Я боюсь сидеть за столом в костюме. Согласно закону подлости или неумению свободно себя в нем чувствовать, я так боялся опрокинуть на себя холодный суп-пюре (предложенный к употреблению в двадцатиграммовой водочной рюмке) или поперхнуться заявленными горячими крабами (поданными, впрочем, холодными), что выпил пару рюмок водки (от коньяка на костюме пятна). Зрение вернулось, и вместе с ним в зал вошел Президент РФ. После произнесенной короткой речи он награждал друзей Российской Федерации, друзья отвечали радостью.
Запомнился одетый в национальный балахон нигерийский друг, который упорно требовал возобновить на территории его страны вещание «Эха Москвы» (он перепутал название этого оппозиционного радио с правительственной радиостанцией «Голос России»). Так и говорил, эмоционально вздымая темную десницу: «Нигерийский народ требует возобновления трансляции программ “Эхо Москвы”». По залу прошел сдержанный смешок компетентных людей. Вежливо улыбнулся и Президент.
А потом он сидел с Патриархом за соседним столом и пил с ним что-то свое, из отдельной бутыли, в моем понимании монастырскую наливку. «Чай у него там разведенный», – сказал член Общественной палаты РФ, что сидел от меня по соседству, и заглотил двадцатую по счету рюмку отменной кремлевской водки. «Нет, легкое вино», – отрезала экзальтированная дама, известная правозащитница, и устремила томный взор на гаранта, которого тем временем развлекали современные скоморохи – люди музыкальные, высокого уровня профессионалы.
«Вы пока не можете выйти», – вежливо, но твердо преградил мой путь стройный гражданин в костюме. И действительно, череда аналогичных костюмов построились в шеренгу, высвобождая проход для собравшегося уходить Президента. Толпа вскочивших гостей шумно напирала, старалась на прощание что-то сказать или попросить. Путались под ногами у вседержителя телевизионные знаменитости и пробивался сквозь толпу член общественной палаты РФ. «Пустите меня к нему, мы с ним друзья», – услышал я крик известной правозащитницы. «Сфотографируйте меня, когда я буду пожимать Ему руку», – неожиданно обратилась она ко мне, и у меня в руках оказался маленький фотоаппарат. Я воздел руку и сверху сфотографировал историческую сцену. От вспышки, обрушившейся откуда-то сверху, Президент остановился, часто и растерянно заморгал добрыми глазами (фотографировать вообще-то было запрещено). «Вот это мое плечо и локоны», – возбужденно пищала дама, показывая окошечко цифрового фотоаппарата публике.
После приема я долго гулял по вечернему пустынному Кремлю, и охрана меня не трогала: если человек бродит в этой закрытой для посторонних части крепости – значит, так надо.

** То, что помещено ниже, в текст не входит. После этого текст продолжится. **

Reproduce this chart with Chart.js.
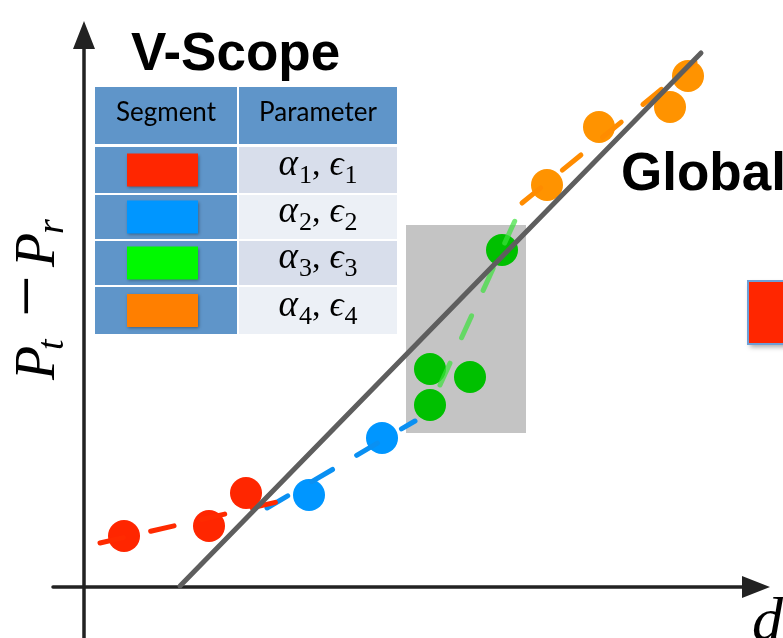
<!DOCTYPE html>
<html>
<head>
<meta charset="utf-8">
<script src="https://cdn.jsdelivr.net/npm/chart.js@4.4.0/dist/chart.umd.min.js"></script>
<style>
  html, body { margin: 0; padding: 0; background: #fff; overflow: hidden; }
  canvas { display: block; }
</style>
</head>
<body>
<canvas id="chart" width="783" height="638"></canvas>
<script>
// Measured samples per segment (d on x, Pt - Pr on y)
const RED_X = [4.0, 12.5, 16.2];
const RED_Y = [5.1, 6.1, 9.4];
const BLUE_X = [22.5, 29.8];
const BLUE_Y = [9.2, 14.9];
const GREEN_X = [34.6, 34.6, 38.6, 41.8];
const GREEN_Y = [18.2, 21.8, 21.0, 33.7];
const ORANGE_X = [46.3, 51.5, 58.6, 60.4];
const ORANGE_Y = [40.2, 46.0, 48.0, 51.1];

// Per-segment linear fits (end points)
const RED_FIT_X = [1.6, 19.3];
const RED_FIT_Y = [4.4, 8.5];
const BLUE_FIT_X = [18.3, 33.1];
const BLUE_FIT_Y = [7.9, 16.6];
const GREEN_FIT_X = [35.6, 43.9];
const GREEN_FIT_Y = [20.2, 38.4];
const ORANGE_FIT_X = [43.8, 61.1];
const ORANGE_FIT_Y = [38.4, 52.5];

// Single global fit
const GLOBAL_FIT_X = [9.6, 61.7];
const GLOBAL_FIT_Y = [0.1, 53.4];

// Highlighted window and axis extents
const SHADE_X = [32.2, 44.2];
const SHADE_Y = [15.4, 36.2];
const AXIS_X_RANGE = [-3.1, 68.6];
const AXIS_Y_RANGE = [-5.2, 56.6];

// Legend table
const TABLE_HEAD = ["Segment", "Parameter"];
const SEGMENT_SUBS = ["1", "2", "3", "4"];

const C = {
  red: "#ff2600",
  blue: "#0096ff",
  green: "#00c000",
  orange: "#ff9300",
  redFit: "#ff2a00",
  blueFit: "#0a90f2",
  greenFit: "rgba(60, 225, 60, 0.7)",
  orangeFit: "#ff8c00",
  global: "#5e5e5e",
  axis: "#222222",
  shade: "#c4c4c4",
  head: "#5f95c9",
  rowA: "#d8deeb",
  rowB: "#ecf0f6",
};
const SWATCHES = ["#ff2600", "#0096ff", "#00f900", "#ff7f00"];

const pts = (xs, ys) => xs.map((x, i) => ({ x, y: ys[i] }));

function fitLine(xs, ys, color, dashed, order) {
  return {
    type: "line",
    data: pts(xs, ys),
    borderColor: color,
    borderWidth: 5,
    borderCapStyle: "round",
    borderDash: dashed ? [24, 28] : [],
    pointRadius: 0,
    fill: false,
    clip: false,
    order,
  };
}

function dots(xs, ys, color) {
  return {
    type: "scatter",
    data: pts(xs, ys),
    backgroundColor: color,
    borderWidth: 0,
    pointRadius: 16,
    pointHoverRadius: 16,
    clip: false,
    order: 2,
  };
}

// draw a run of text pieces [{t, font, dy}] starting at x
function drawRuns(ctx, runs, x, y) {
  let cx = x;
  runs.forEach(r => {
    ctx.font = r.font;
    ctx.fillText(r.t, cx, y + (r.dy || 0));
    cx += ctx.measureText(r.t).width + (r.gap || 0);
  });
}
function runsWidth(ctx, runs) {
  let w = 0;
  runs.forEach(r => {
    ctx.font = r.font;
    w += ctx.measureText(r.t).width + (r.gap || 0);
  });
  return w;
}

const MATH = "'Liberation Serif', 'DejaVu Serif', serif";

const decor = {
  id: "decor",
  beforeDatasetsDraw(chart) {
    const { ctx, scales: { x, y } } = chart;
    ctx.save();

    // shaded window
    const sx0 = x.getPixelForValue(SHADE_X[0]);
    const sx1 = x.getPixelForValue(SHADE_X[1]);
    const sy0 = y.getPixelForValue(SHADE_Y[1]);
    const sy1 = y.getPixelForValue(SHADE_Y[0]);
    ctx.fillStyle = C.shade;
    ctx.fillRect(sx0, sy0, sx1 - sx0, sy1 - sy0);

    // axes with arrow heads
    const ox = x.getPixelForValue(0);
    const oy = y.getPixelForValue(0);
    const xTip = x.getPixelForValue(AXIS_X_RANGE[1]);
    const yTip = y.getPixelForValue(AXIS_Y_RANGE[1]);
    ctx.strokeStyle = C.axis;
    ctx.fillStyle = C.axis;
    ctx.lineWidth = 3.5;
    ctx.lineCap = "round";
    ctx.beginPath();
    ctx.moveTo(x.getPixelForValue(AXIS_X_RANGE[0]), oy);
    ctx.lineTo(xTip - 20, oy);
    ctx.moveTo(ox, y.getPixelForValue(AXIS_Y_RANGE[0]));
    ctx.lineTo(ox, yTip + 20);
    ctx.stroke();
    ctx.beginPath();
    ctx.moveTo(xTip, oy);
    ctx.lineTo(xTip - 28, oy - 11);
    ctx.lineTo(xTip - 28, oy + 11);
    ctx.closePath();
    ctx.moveTo(ox, yTip);
    ctx.lineTo(ox - 11, yTip + 28);
    ctx.lineTo(ox + 11, yTip + 28);
    ctx.closePath();
    ctx.fill();
    ctx.restore();
  },
  afterDraw(chart) {
    const { ctx } = chart;
    ctx.save();
    ctx.textBaseline = "alphabetic";
    ctx.fillStyle = "#000";

    // titles
    ctx.font = "bold 53px 'Liberation Sans', Arial, sans-serif";
    ctx.textAlign = "left";
    ctx.fillText("V-Scope", 131, 70);
    ctx.fillText("Global", 621, 190);

    // legend table
    const L = 95, M = 237, R = 397;
    const rows = [147, 195, 241, 287, 336];
    ctx.fillStyle = C.head;
    ctx.fillRect(L, 87, M - L, 57);
    ctx.fillRect(M + 2, 87, R - M - 2, 57);
    for (let i = 0; i < 4; i++) {
      const top = rows[i], bot = rows[i + 1] - 2;
      ctx.fillStyle = C.head;
      ctx.fillRect(L, top, M - L, bot - top);
      ctx.fillStyle = i % 2 === 0 ? C.rowA : C.rowB;
      ctx.fillRect(M + 2, top, R - M - 2, bot - top);
    }
    ctx.fillStyle = "#000";
    ctx.font = "26px Lato, 'Open Sans', sans-serif";
    ctx.textAlign = "center";
    ctx.fillText(TABLE_HEAD[0], (L + M) / 2, 121);
    ctx.fillText(TABLE_HEAD[1], (M + 2 + R) / 2, 121);

    for (let i = 0; i < 4; i++) {
      const top = rows[i], bot = rows[i + 1] - 2;
      const mid = (top + bot) / 2;
      ctx.save();
      ctx.shadowColor = "rgba(0,0,0,0.35)";
      ctx.shadowBlur = 3;
      ctx.shadowOffsetX = 1;
      ctx.shadowOffsetY = 1;
      ctx.fillStyle = SWATCHES[i];
      ctx.fillRect(127, mid - 16.5, 71, 33);
      ctx.restore();

      const s = SEGMENT_SUBS[i];
      const runs = [
        { t: "\u03b1", font: `italic 37px ${MATH}`, gap: 1 },
        { t: s, font: `26px ${MATH}`, dy: 8 },
        { t: ",", font: `34px ${MATH}`, gap: 9 },
        { t: "\u03f5", font: `italic 35px ${MATH}`, gap: 1 },
        { t: s, font: `26px ${MATH}`, dy: 8 },
      ];
      ctx.textAlign = "left";
      ctx.fillStyle = "#000";
      const w = runsWidth(ctx, runs);
      drawRuns(ctx, runs, (M + 2 + R) / 2 - w / 2, mid + 5);
    }

    // partially visible red box on the right
    ctx.save();
    ctx.shadowColor = "rgba(0,0,0,0.35)";
    ctx.shadowBlur = 5;
    ctx.shadowOffsetX = 2;
    ctx.shadowOffsetY = 3;
    ctx.fillStyle = "#ff2600";
    ctx.fillRect(748, 281, 60, 63);
    ctx.restore();
    ctx.strokeStyle = "#6e9fd6";
    ctx.lineWidth = 2;
    ctx.strokeRect(748, 281, 60, 63);

    // axis labels
    ctx.fillStyle = "#000";
    ctx.textAlign = "left";
    ctx.font = `italic 62px ${MATH}`;
    ctx.fillText("d", 752, 640);

    ctx.save();
    ctx.translate(54, 377);
    ctx.rotate(-Math.PI / 2);
    ctx.font = `italic 56px ${MATH}`;
    ctx.fillText("P", -3, 0);
    ctx.font = `italic 38px ${MATH}`;
    ctx.fillText("t", 27, 9);
    ctx.font = `74px ${MATH}`;
    ctx.fillText("\u2212", 60, -3);
    ctx.font = `italic 56px ${MATH}`;
    ctx.fillText("P", 110, 0);
    ctx.font = `italic 38px ${MATH}`;
    ctx.fillText("r", 143, 9);
    ctx.restore();

    ctx.restore();
  },
};

new Chart(document.getElementById("chart"), {
  data: {
    datasets: [
      fitLine(GLOBAL_FIT_X, GLOBAL_FIT_Y, C.global, false, 0),
      fitLine(RED_FIT_X, RED_FIT_Y, C.redFit, true, 1),
      fitLine(BLUE_FIT_X, BLUE_FIT_Y, C.blueFit, true, 1),
      fitLine(GREEN_FIT_X, GREEN_FIT_Y, C.greenFit, true, 1),
      fitLine(ORANGE_FIT_X, ORANGE_FIT_Y, C.orangeFit, true, 1),
      dots(RED_X, RED_Y, C.red),
      dots(BLUE_X, BLUE_Y, C.blue),
      dots(GREEN_X, GREEN_Y, C.green),
      dots(ORANGE_X, ORANGE_Y, C.orange),
    ],
  },
  options: {
    responsive: false,
    animation: false,
    events: [],
    layout: { padding: 0, autoPadding: false },
    plugins: { legend: { display: false }, tooltip: { enabled: false } },
    scales: {
      x: { type: "linear", min: -8.4, max: 69.9, display: false },
      y: { type: "linear", min: -5.1, max: 58.7, display: false },
    },
  },
  plugins: [decor],
});
</script>
</body>
</html>
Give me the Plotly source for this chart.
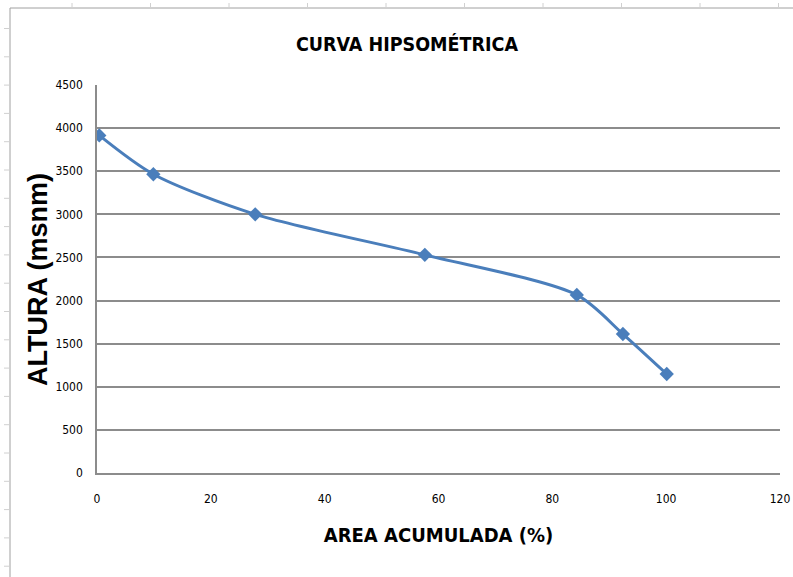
import plotly.graph_objects as go

area_acumulada = [0.4, 9.9, 27.8, 57.6, 84.3, 92.4, 100.1]
altura = [3915, 3465, 3000, 2530, 2065, 1612, 1148]
x_ticks = [0, 20, 40, 60, 80, 100, 120]
y_ticks = [0, 500, 1000, 1500, 2000, 2500, 3000, 3500, 4000, 4500]

W, H = 793, 577
L, R, T, B = 97, 780, 85, 473  # plot area in pixels


def px_x(p):
    return (p - L) / (R - L)


def px_y(p):
    return (B - p) / (B - T)


fig = go.Figure()
fig.add_trace(go.Scatter(
    x=area_acumulada, y=altura, mode="lines+markers",
    line=dict(color="#4a7ebb", width=3, shape="spline", smoothing=0.8),
    marker=dict(symbol="diamond", size=11, color="#4a7ebb"),
    showlegend=False,
))

shapes = []
shapes.append(dict(type="line", xref="paper", yref="paper",
                   x0=px_x(10), x1=px_x(793), y0=px_y(8), y1=px_y(8),
                   line=dict(color="#a0a0a0", width=1)))
shapes.append(dict(type="line", xref="paper", yref="paper",
                   x0=px_x(10), x1=px_x(10), y0=px_y(8), y1=px_y(577),
                   line=dict(color="#a0a0a0", width=1)))
for k in range(10):
    xp = 72 + k * 78.5
    if xp < 793:
        shapes.append(dict(type="line", xref="paper", yref="paper",
                           x0=px_x(xp), x1=px_x(xp), y0=px_y(3), y1=px_y(8),
                           line=dict(color="#d0d0d0", width=1)))
for k in range(20):
    yp = 28.5 + k * 28.3
    if yp < 577:
        shapes.append(dict(type="line", xref="paper", yref="paper",
                           x0=px_x(4), x1=px_x(10), y0=px_y(yp), y1=px_y(yp),
                           line=dict(color="#d0d0d0", width=1)))

COND = "DejaVu Sans Condensed, Liberation Sans, sans-serif"

fig.update_layout(
    width=W, height=H,
    margin=dict(l=L, r=W - R, t=T, b=H - B, autoexpand=False),
    paper_bgcolor="white", plot_bgcolor="white",
    title=dict(text="<b>CURVA HIPSOMÉTRICA</b>", x=407 / W, xanchor="center",
               y=1 - 44 / H, yanchor="middle",
               font=dict(family=COND, size=19.5, color="black")),
    shapes=shapes,
    annotations=[dict(text="<b>ALTURA (msnm)</b>", xref="paper", yref="paper",
                      x=px_x(38), y=px_y(280), xanchor="center", yanchor="middle",
                      textangle=-90, showarrow=False,
                      font=dict(family="Liberation Sans, Arial, sans-serif",
                                size=27, color="black"))],
    xaxis=dict(range=[0, 120], tickvals=x_ticks, ticktext=[str(v) for v in x_ticks],
               showgrid=False, zeroline=False, showline=True, linecolor="#8c8c8c",
               linewidth=1.5, ticks="", ticklabelstandoff=14, automargin=False,
               tickfont=dict(family=COND, size=12, color="black"),
               title=dict(text="<b>AREA ACUMULADA (%)</b>", standoff=23,
                          font=dict(family=COND, size=20, color="black"))),
    yaxis=dict(range=[0, 4500], tickvals=y_ticks, ticktext=[str(v) for v in y_ticks],
               showgrid=True, gridcolor="#8c8c8c", gridwidth=1.5,
               zeroline=False, showline=True, linecolor="#8c8c8c", linewidth=1.5,
               ticks="", ticklabelstandoff=10, automargin=False,
               tickfont=dict(family=COND, size=12, color="black")),
)

fig.write_html("out.html", config={"displayModeBar": False},
               post_script="document.body.style.margin='0';")
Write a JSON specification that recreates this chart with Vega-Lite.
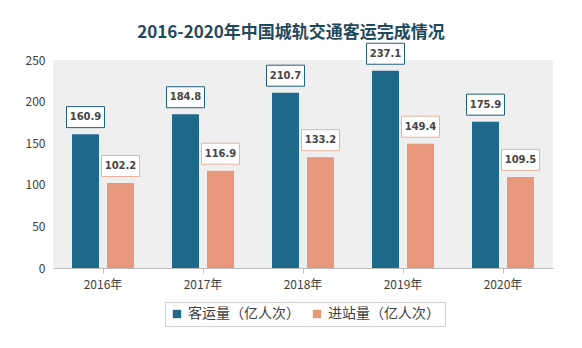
{
  "$schema": "https://vega.github.io/schema/vega-lite/v6.json",
  "width": 500,
  "height": 208,
  "autosize": "none",
  "padding": {"left": 53, "top": 60, "right": 29, "bottom": 80},
  "background": "#ffffff",
  "config": {
    "view": {"fill": "#efefef", "stroke": null},
    "font": "Noto Sans CJK SC"
  },
  "title": {
    "text": "2016-2020年中国城轨交通客运完成情况",
    "fontSize": 17,
    "fontWeight": "bold",
    "color": "#1f4a5c",
    "anchor": "middle",
    "baseline": "bottom",
    "dx": -12,
    "offset": -18
  },
  "data": {
    "values": [
      {"year": "2016年", "series": "客运量（亿人次）", "value": 160.9},
      {"year": "2016年", "series": "进站量（亿人次）", "value": 102.2},
      {"year": "2017年", "series": "客运量（亿人次）", "value": 184.8},
      {"year": "2017年", "series": "进站量（亿人次）", "value": 116.9},
      {"year": "2018年", "series": "客运量（亿人次）", "value": 210.7},
      {"year": "2018年", "series": "进站量（亿人次）", "value": 133.2},
      {"year": "2019年", "series": "客运量（亿人次）", "value": 237.1},
      {"year": "2019年", "series": "进站量（亿人次）", "value": 149.4},
      {"year": "2020年", "series": "客运量（亿人次）", "value": 175.9},
      {"year": "2020年", "series": "进站量（亿人次）", "value": 109.5}
    ]
  },
  "encoding": {
    "x": {
      "field": "year",
      "type": "nominal",
      "scale": {"paddingInner": 0.38, "paddingOuter": 0.19},
      "axis": {
        "title": null,
        "labelAngle": 0,
        "domainColor": "#bfbfbf",
        "tickColor": "#bfbfbf",
        "tickSize": 5,
        "labelPadding": 6,
        "labelFontSize": 12,
        "labelColor": "#404040"
      }
    },
    "xOffset": {
      "field": "series",
      "type": "nominal",
      "sort": ["客运量（亿人次）", "进站量（亿人次）"],
      "scale": {"paddingInner": 0.2286}
    },
    "y": {
      "field": "value",
      "type": "quantitative",
      "scale": {"domain": [0, 250]},
      "axis": {
        "title": null,
        "domain": false,
        "ticks": false,
        "grid": false,
        "values": [0, 50, 100, 150, 200, 250],
        "labelFontSize": 12,
        "labelColor": "#404040",
        "labelPadding": 8
      }
    }
  },
  "layer": [
    {
      "mark": {"type": "bar"},
      "encoding": {
        "color": {
          "field": "series",
          "type": "nominal",
          "sort": ["客运量（亿人次）", "进站量（亿人次）"],
          "scale": {"range": ["#1f6a8b", "#e8987a"]},
          "legend": {
            "title": null,
            "orient": "none",
            "legendX": 112,
            "legendY": 242,
            "direction": "horizontal",
            "strokeColor": "#d0d0d0",
            "fillColor": "#ffffff",
            "padding": 5,
            "symbolType": "square",
            "symbolSize": 70,
            "labelFontSize": 14,
            "labelColor": "#404040",
            "columnPadding": 10
          }
        }
      }
    },
    {
      "mark": {
        "type": "point",
        "shape": "M-1,-0.553H1V0.553H-1Z",
        "size": 1444,
        "filled": true,
        "fill": "#ffffff",
        "opacity": 1,
        "strokeWidth": 1,
        "yOffset": -17
      },
      "encoding": {
        "stroke": {
          "field": "series",
          "type": "nominal",
          "sort": ["客运量（亿人次）", "进站量（亿人次）"],
          "scale": {"range": ["#1f5f7a", "#e6b4a0"]},
          "legend": null
        }
      }
    },
    {
      "mark": {
        "type": "text",
        "yOffset": -17,
        "font": "DejaVu Sans",
        "fontSize": 10,
        "fontWeight": "bold",
        "color": "#454545"
      },
      "encoding": {
        "text": {"field": "value", "type": "quantitative", "format": ".1f"}
      }
    }
  ]
}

Громады подсвеченных древних соборов терялись в теплом туманном мареве, и глаза отдыхали от болезненного сияния парадных залов. А затем я вышел в Александровский сад и Москва поглотила меня.
Случилось так, что мой костюм пригласили на открытие памятника. Это был очередной монумент в память трагических событий голодомора, на который обещался приехать Президент Украины. Президент славился своей непунктуальностью, губернские чиновники своим гипертрофированным гостеприимством, а погода отличалась осенней мерзостью.
Я приехал за сорок минут до начала мероприятия, чтобы занять наиболее неприметную, но выгодную позицию. Посиневшие на манер гастрономовских цыплят девочки в национальных нарядах прижимались друг к другу, стараясь спастись от пронизывающего ветра, народу постепенно прибывало, стоянка перед памятником и окрестности заполнились машинами, и милиционеры, нервно взбрыкивая жезлами, пытались растыкать подползавшие автобусы.
Костюм, стоит сказать, не очень теплая одежда, и промозглая осень потихоньку скручивала меня; плевать ей плащ, в котором я спасался, а на вконец окоченевших девчонок со свечками, которых шпалерами построили вдоль предполагаемого маршрута Президента, вообще невозможно было смотреть без содрогания. «Боже, как им еще рожать после этого, все ж простудят», – думал я.
Наконец, послышался дальний хищный вой сирен, толпа шевельнулась. Девчонки негнущимися пальцами зажигали спички, чтобы оживить символические лампады, спички гасли на ветру, девчонки и их преподаватели паниковали. Я расположился рядом с памятником и подальше от камер, чтобы не попасть в кадр (сейчас вспомнилось – учил меня один перспективный политик, как правильно становиться, чтобы обязательно пролезть на экран), но не учел, что рядом со мной оказались приглашенные старички, свидетели голодомора. Словно изваяния сидели они, обдуваемые злым ветром, томясь от долгого ожидания и холода, и смиренно ожидали своего чествования.